The Prayer of Unbelief

David Wilkerson (1931-2011)

You’ve heard of the prayer of faith. I believe there is a mirror image of this prayer, a prayer that is based on flesh. I call it the prayer of unbelief.

The Lord spoke these very words to Moses: “The Lord said to Moses, ‘Why do you cry to me? Tell the children of Israel to go forward’” (Exodus 14:15, NKJV). Essentially, this verse in Hebrew would have read something like “Why are you shrieking at me? Why all the loud pleading in my ears?”

Why would God say this to Moses? Here was a godly, praying man in the crisis of his life. The Israelites were being chased by Pharaoh, and they had no escape. Most Christians would probably react as Moses did.

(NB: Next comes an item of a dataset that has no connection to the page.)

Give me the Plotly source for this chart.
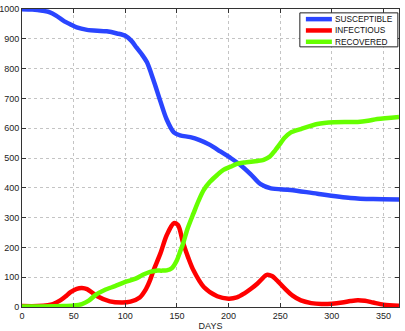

He set out for an isolated hillside and got alone with the Lord, then he poured out his heart in prayer.

When God heard Moses shrieking, he told him, “Enough.” Scripture is not explicit about what followed, but at that point God might have said, “You have no right to agonize before me, Moses. Your cries are an affront to my faithfulness. I’ve already given you my solemn promise of deliverance. I’ve instructed you specifically on what to do. Now, stop crying.”

Beloved, God didn’t change between the Old Testament and the New. He’s a God of love and mercy as Isaiah points out, but he still hates sin because he’s holy and just. That’s why he told Israel, “I can’t hear you because of your sin.”

Consider the words of the psalmist, “I cried to him with my mouth, and he was extolled with my tongue. If I regard iniquity in my heart, the Lord will not hear. But certainly God has heard me; he has attended to the voice of my prayer” (Psalm 66:17–19). The psalmist is saying, “I saw there was iniquity in my heart, and I refused to live with it. So I went to the Lord to get cleansed. Then he heard my prayer. But if I had held on to my sin, God wouldn’t have listened to my cry.”

As we face our own crises, we may convince ourselves, “Prayer is the most important thing I can do right now.” But a time comes when God calls us to act, to obey his Word in faith. At such a time, he won’t allow us to retreat to a wilderness to pray. That would be disobedience, and any prayers at that point would be offered in unbelief.